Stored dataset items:
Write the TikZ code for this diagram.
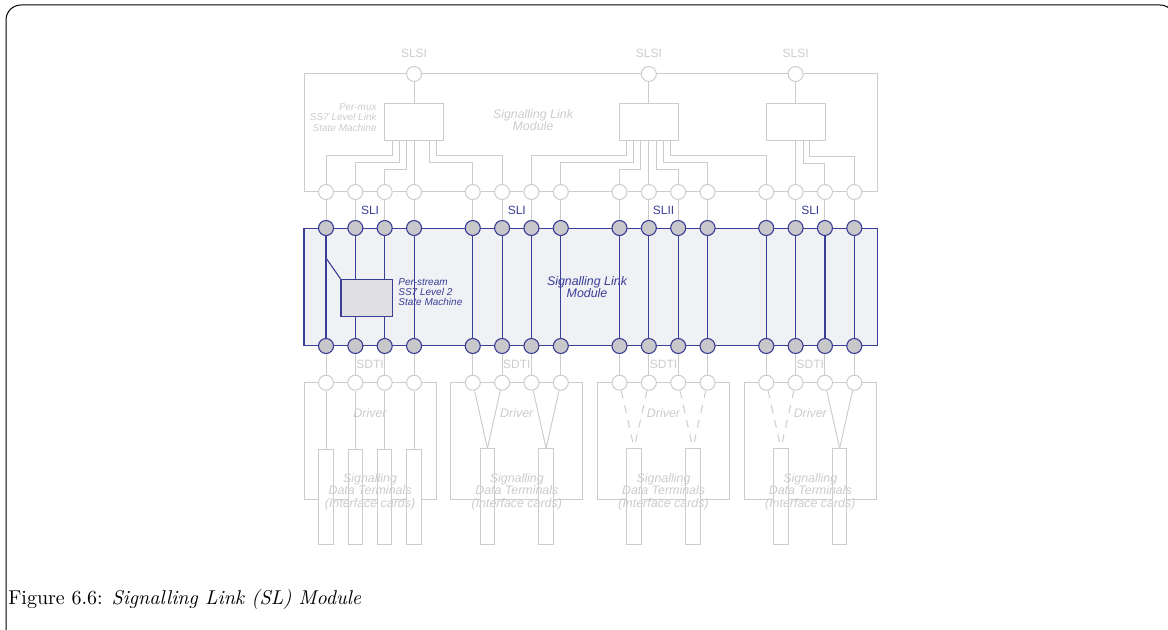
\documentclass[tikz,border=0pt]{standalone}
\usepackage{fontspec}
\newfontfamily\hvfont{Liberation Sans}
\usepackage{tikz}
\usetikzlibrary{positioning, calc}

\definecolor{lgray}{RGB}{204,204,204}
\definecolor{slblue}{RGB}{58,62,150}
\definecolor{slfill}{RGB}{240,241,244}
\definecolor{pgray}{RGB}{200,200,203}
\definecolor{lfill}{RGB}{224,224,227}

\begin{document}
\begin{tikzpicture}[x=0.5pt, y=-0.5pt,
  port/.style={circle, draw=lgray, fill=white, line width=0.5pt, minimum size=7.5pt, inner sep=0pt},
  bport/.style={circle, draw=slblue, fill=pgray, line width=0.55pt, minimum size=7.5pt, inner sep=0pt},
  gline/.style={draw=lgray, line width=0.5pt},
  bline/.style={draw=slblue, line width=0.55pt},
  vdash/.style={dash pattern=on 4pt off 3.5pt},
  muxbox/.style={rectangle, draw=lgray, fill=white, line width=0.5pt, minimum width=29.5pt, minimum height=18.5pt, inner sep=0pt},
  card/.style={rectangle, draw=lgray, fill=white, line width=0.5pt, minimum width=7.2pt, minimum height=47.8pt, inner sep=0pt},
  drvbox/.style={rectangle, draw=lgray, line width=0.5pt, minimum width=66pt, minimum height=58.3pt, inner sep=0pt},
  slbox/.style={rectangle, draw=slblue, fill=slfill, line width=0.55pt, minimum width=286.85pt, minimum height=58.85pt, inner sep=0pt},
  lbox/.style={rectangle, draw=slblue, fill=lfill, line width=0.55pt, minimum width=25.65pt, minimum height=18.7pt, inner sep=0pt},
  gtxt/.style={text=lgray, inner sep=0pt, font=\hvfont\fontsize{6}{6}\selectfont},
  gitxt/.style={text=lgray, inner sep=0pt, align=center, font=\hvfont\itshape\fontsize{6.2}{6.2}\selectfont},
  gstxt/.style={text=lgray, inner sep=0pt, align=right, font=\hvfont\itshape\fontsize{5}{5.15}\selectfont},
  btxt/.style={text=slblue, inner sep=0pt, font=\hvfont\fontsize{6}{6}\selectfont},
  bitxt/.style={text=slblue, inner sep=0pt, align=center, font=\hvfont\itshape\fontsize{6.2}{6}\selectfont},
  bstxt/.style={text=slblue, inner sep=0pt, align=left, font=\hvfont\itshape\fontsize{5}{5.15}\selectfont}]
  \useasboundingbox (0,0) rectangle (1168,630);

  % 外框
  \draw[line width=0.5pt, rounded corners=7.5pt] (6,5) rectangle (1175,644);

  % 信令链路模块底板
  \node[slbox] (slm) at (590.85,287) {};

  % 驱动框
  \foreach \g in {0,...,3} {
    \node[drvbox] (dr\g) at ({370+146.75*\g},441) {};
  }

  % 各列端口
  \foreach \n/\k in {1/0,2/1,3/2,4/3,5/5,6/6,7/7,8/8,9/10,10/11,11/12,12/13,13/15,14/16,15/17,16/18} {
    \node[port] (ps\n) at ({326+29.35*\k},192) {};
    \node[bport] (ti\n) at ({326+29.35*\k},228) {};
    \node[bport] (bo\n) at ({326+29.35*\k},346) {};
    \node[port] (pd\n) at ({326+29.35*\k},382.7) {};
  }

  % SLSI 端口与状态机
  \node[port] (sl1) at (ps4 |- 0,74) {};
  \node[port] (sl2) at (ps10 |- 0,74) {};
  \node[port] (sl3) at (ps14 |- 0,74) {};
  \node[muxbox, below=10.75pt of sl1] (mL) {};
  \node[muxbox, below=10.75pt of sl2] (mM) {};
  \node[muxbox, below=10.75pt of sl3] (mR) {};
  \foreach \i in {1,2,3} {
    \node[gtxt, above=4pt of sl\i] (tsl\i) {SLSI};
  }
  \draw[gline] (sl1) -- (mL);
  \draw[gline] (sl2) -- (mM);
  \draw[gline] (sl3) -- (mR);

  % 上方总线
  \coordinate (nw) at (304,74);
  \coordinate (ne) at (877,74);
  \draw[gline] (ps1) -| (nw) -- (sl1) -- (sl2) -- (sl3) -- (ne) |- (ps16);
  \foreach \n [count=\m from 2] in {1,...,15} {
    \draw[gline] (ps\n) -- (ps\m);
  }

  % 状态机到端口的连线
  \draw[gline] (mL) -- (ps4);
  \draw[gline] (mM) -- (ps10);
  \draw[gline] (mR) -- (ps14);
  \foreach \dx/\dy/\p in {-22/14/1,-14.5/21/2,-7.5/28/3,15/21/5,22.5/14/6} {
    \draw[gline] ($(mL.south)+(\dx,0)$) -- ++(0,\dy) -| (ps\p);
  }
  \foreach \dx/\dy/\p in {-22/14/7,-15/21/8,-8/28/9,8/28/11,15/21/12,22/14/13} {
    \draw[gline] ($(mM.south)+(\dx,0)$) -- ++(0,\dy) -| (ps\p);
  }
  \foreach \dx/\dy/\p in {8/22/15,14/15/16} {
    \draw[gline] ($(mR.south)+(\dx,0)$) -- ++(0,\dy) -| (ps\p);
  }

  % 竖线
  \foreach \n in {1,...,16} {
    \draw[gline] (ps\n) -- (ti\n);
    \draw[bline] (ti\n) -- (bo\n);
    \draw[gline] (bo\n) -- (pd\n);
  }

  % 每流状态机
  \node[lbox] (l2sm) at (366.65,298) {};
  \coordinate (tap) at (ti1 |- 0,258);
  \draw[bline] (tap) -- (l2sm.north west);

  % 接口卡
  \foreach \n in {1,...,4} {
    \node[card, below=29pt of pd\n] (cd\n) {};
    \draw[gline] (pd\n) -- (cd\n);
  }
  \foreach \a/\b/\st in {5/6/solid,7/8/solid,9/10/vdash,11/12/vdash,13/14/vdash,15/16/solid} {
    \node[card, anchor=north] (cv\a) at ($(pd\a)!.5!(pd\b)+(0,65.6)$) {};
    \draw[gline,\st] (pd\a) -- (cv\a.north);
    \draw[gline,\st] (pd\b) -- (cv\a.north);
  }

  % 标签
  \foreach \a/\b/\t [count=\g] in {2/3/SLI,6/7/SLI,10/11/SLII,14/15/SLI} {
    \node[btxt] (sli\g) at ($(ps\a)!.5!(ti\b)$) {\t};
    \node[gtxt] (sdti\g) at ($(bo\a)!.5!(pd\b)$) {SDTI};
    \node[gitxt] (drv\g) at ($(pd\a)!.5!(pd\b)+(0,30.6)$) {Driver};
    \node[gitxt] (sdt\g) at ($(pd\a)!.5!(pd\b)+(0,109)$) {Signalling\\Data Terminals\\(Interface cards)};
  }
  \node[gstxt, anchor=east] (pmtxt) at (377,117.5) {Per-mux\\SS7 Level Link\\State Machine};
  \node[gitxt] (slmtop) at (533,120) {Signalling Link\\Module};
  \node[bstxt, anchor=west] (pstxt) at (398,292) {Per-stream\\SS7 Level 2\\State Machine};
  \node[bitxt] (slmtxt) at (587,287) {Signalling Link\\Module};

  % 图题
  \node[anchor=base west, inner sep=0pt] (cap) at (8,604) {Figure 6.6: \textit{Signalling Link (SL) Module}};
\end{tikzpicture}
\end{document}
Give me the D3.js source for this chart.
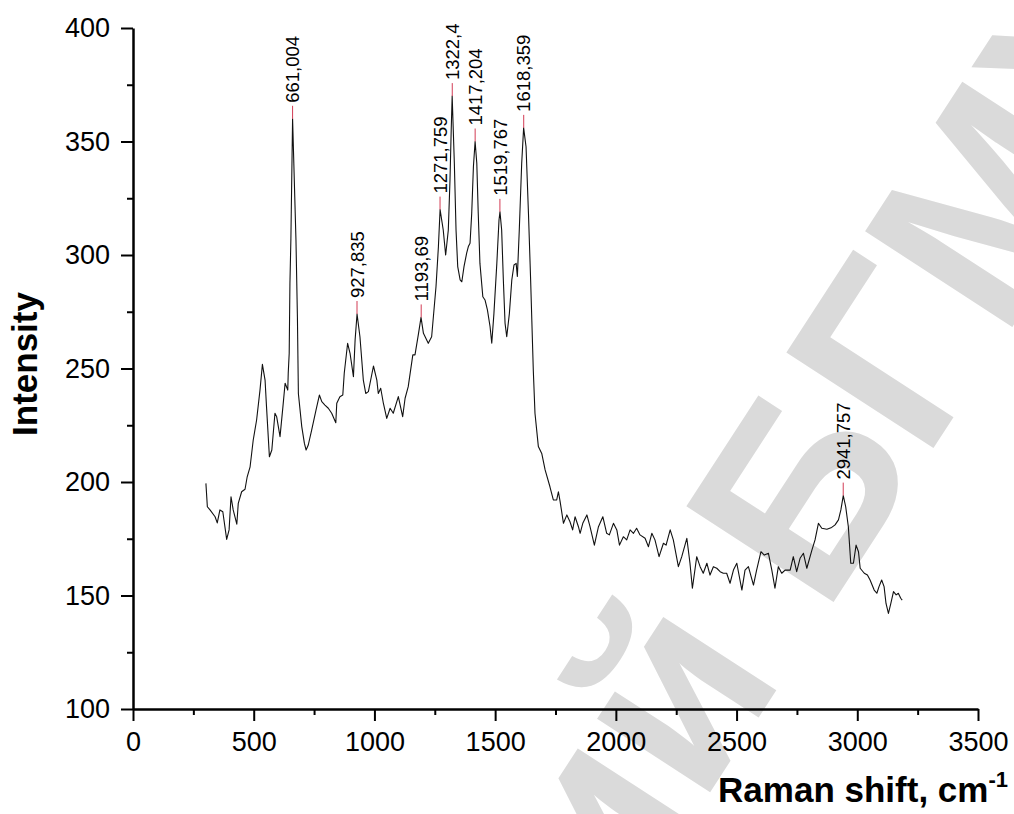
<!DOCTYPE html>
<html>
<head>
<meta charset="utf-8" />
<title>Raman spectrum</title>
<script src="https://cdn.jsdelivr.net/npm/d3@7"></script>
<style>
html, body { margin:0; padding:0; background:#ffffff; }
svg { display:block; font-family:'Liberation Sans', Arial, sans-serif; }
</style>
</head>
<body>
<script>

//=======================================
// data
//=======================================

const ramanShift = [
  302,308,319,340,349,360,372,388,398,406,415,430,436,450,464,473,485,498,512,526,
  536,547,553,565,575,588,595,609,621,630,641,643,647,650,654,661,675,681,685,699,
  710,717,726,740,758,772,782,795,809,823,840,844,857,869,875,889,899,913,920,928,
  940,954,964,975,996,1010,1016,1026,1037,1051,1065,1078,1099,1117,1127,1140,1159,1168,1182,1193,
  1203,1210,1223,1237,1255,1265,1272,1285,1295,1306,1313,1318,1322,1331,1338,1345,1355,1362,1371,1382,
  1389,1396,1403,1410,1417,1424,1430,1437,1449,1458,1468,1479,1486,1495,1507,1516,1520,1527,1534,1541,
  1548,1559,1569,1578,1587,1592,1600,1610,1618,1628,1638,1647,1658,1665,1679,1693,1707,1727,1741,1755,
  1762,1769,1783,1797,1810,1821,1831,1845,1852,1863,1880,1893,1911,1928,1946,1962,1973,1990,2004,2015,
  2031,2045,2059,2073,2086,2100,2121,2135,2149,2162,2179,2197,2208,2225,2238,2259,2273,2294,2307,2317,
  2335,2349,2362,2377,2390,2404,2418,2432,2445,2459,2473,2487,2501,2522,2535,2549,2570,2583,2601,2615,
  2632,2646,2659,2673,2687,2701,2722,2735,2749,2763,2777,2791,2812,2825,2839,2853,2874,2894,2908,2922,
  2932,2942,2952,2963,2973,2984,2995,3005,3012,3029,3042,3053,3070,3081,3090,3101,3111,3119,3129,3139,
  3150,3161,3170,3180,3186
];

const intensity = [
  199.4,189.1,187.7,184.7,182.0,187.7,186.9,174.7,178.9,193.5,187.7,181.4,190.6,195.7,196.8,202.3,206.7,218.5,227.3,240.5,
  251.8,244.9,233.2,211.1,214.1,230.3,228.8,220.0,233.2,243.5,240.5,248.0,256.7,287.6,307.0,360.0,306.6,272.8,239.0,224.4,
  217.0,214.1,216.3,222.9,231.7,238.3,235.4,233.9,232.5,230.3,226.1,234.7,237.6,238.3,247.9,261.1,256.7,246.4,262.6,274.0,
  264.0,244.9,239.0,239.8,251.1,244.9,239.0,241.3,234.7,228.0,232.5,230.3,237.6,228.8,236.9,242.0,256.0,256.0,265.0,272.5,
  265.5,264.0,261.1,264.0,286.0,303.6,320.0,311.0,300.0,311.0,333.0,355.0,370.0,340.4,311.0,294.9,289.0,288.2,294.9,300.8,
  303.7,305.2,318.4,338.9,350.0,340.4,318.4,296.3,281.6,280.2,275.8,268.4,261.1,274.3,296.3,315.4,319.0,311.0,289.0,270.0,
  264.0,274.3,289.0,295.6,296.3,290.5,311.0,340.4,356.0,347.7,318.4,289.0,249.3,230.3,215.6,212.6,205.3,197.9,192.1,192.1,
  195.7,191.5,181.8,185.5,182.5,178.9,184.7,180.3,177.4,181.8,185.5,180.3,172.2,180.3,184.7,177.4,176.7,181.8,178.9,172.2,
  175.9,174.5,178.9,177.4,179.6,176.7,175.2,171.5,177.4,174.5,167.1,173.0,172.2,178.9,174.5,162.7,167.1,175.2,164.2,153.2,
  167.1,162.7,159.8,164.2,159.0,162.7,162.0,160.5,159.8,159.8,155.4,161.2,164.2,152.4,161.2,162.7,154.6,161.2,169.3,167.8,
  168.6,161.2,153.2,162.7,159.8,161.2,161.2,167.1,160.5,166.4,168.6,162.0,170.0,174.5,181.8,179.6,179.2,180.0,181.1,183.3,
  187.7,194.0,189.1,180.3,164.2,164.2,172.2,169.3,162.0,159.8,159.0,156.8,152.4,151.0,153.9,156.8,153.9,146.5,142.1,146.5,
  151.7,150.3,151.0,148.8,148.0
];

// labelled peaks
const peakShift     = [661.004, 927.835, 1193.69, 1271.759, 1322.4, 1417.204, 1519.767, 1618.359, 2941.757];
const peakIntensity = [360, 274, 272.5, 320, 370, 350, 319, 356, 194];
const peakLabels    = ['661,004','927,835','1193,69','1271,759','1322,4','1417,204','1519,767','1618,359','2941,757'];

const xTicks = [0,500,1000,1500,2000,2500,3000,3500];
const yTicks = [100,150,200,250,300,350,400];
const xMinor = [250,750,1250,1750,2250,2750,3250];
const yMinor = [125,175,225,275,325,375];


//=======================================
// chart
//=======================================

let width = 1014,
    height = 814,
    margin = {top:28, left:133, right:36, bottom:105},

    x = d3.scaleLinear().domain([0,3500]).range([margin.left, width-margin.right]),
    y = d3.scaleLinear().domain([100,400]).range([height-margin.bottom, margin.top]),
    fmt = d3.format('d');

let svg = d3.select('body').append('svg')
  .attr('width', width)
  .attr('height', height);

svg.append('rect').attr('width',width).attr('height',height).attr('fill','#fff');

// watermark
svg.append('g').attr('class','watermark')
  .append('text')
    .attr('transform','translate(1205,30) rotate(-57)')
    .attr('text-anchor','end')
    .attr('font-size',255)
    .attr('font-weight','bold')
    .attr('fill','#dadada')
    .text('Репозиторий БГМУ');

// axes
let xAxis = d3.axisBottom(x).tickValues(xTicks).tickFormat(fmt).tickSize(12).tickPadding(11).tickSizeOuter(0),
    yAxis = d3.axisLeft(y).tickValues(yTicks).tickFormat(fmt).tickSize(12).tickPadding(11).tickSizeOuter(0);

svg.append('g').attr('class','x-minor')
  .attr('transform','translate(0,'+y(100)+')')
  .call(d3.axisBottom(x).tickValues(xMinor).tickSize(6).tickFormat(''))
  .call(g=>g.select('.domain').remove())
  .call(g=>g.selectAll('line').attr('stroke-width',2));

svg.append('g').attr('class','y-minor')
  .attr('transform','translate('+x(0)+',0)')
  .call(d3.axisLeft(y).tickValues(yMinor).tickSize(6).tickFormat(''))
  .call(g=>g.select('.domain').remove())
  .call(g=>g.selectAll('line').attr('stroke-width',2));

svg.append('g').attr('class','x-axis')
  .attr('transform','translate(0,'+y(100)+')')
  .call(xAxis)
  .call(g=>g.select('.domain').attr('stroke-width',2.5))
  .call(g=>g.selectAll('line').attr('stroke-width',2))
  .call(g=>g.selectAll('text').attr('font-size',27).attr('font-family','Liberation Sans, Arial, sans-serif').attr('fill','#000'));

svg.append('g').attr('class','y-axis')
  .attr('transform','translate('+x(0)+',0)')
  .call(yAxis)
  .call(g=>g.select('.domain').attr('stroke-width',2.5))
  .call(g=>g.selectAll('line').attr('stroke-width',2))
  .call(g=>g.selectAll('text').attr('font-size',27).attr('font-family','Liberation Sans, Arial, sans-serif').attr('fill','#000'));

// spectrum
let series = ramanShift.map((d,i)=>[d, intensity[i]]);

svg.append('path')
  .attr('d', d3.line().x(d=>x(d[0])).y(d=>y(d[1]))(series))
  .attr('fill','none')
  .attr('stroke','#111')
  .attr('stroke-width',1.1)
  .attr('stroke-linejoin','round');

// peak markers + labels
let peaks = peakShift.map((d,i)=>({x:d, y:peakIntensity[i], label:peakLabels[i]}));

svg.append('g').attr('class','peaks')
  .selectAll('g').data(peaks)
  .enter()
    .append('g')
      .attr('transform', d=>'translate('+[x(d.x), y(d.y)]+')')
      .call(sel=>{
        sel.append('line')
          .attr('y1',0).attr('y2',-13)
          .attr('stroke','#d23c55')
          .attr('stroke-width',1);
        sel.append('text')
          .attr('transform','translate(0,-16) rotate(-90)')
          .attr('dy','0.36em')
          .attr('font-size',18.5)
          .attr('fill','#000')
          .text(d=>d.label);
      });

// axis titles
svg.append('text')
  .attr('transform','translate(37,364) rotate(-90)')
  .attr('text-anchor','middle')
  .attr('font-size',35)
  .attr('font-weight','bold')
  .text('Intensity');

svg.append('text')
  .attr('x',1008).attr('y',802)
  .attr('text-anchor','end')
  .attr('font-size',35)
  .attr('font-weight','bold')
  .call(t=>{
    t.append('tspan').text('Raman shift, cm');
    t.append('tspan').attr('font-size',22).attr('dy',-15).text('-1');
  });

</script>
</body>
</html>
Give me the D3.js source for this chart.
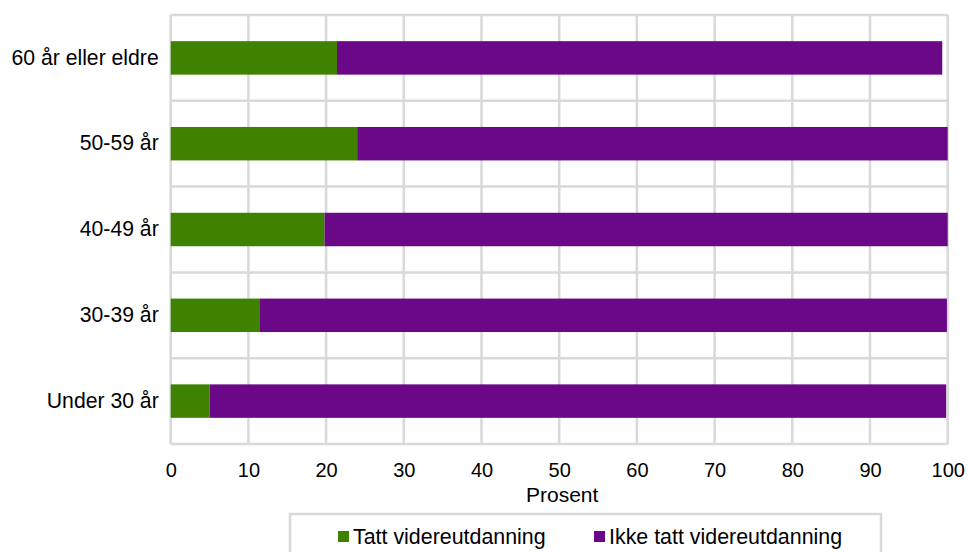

Aim:
Repeat the listing above up to and including the line with "(slm) at (590.85,287)", starting from its first line. Drop any pictures.

Response for this exercise:
Write the TikZ code for this diagram.
\documentclass[tikz,border=0pt]{standalone}
\usepackage{fontspec}
\newfontfamily\hvfont{Liberation Sans}
\usepackage{tikz}
\usetikzlibrary{positioning, calc}

\definecolor{lgray}{RGB}{204,204,204}
\definecolor{slblue}{RGB}{58,62,150}
\definecolor{slfill}{RGB}{240,241,244}
\definecolor{pgray}{RGB}{200,200,203}
\definecolor{lfill}{RGB}{224,224,227}

\begin{document}
\begin{tikzpicture}[x=0.5pt, y=-0.5pt,
  port/.style={circle, draw=lgray, fill=white, line width=0.5pt, minimum size=7.5pt, inner sep=0pt},
  bport/.style={circle, draw=slblue, fill=pgray, line width=0.55pt, minimum size=7.5pt, inner sep=0pt},
  gline/.style={draw=lgray, line width=0.5pt},
  bline/.style={draw=slblue, line width=0.55pt},
  vdash/.style={dash pattern=on 4pt off 3.5pt},
  muxbox/.style={rectangle, draw=lgray, fill=white, line width=0.5pt, minimum width=29.5pt, minimum height=18.5pt, inner sep=0pt},
  card/.style={rectangle, draw=lgray, fill=white, line width=0.5pt, minimum width=7.2pt, minimum height=47.8pt, inner sep=0pt},
  drvbox/.style={rectangle, draw=lgray, line width=0.5pt, minimum width=66pt, minimum height=58.3pt, inner sep=0pt},
  slbox/.style={rectangle, draw=slblue, fill=slfill, line width=0.55pt, minimum width=286.85pt, minimum height=58.85pt, inner sep=0pt},
  lbox/.style={rectangle, draw=slblue, fill=lfill, line width=0.55pt, minimum width=25.65pt, minimum height=18.7pt, inner sep=0pt},
  gtxt/.style={text=lgray, inner sep=0pt, font=\hvfont\fontsize{6}{6}\selectfont},
  gitxt/.style={text=lgray, inner sep=0pt, align=center, font=\hvfont\itshape\fontsize{6.2}{6.2}\selectfont},
  gstxt/.style={text=lgray, inner sep=0pt, align=right, font=\hvfont\itshape\fontsize{5}{5.15}\selectfont},
  btxt/.style={text=slblue, inner sep=0pt, font=\hvfont\fontsize{6}{6}\selectfont},
  bitxt/.style={text=slblue, inner sep=0pt, align=center, font=\hvfont\itshape\fontsize{6.2}{6}\selectfont},
  bstxt/.style={text=slblue, inner sep=0pt, align=left, font=\hvfont\itshape\fontsize{5}{5.15}\selectfont}]
  \useasboundingbox (0,0) rectangle (1168,630);

  % 外框
  \draw[line width=0.5pt, rounded corners=7.5pt] (6,5) rectangle (1175,644);

  % 信令链路模块底板
  \node[slbox] (slm) at (590.85,287) {};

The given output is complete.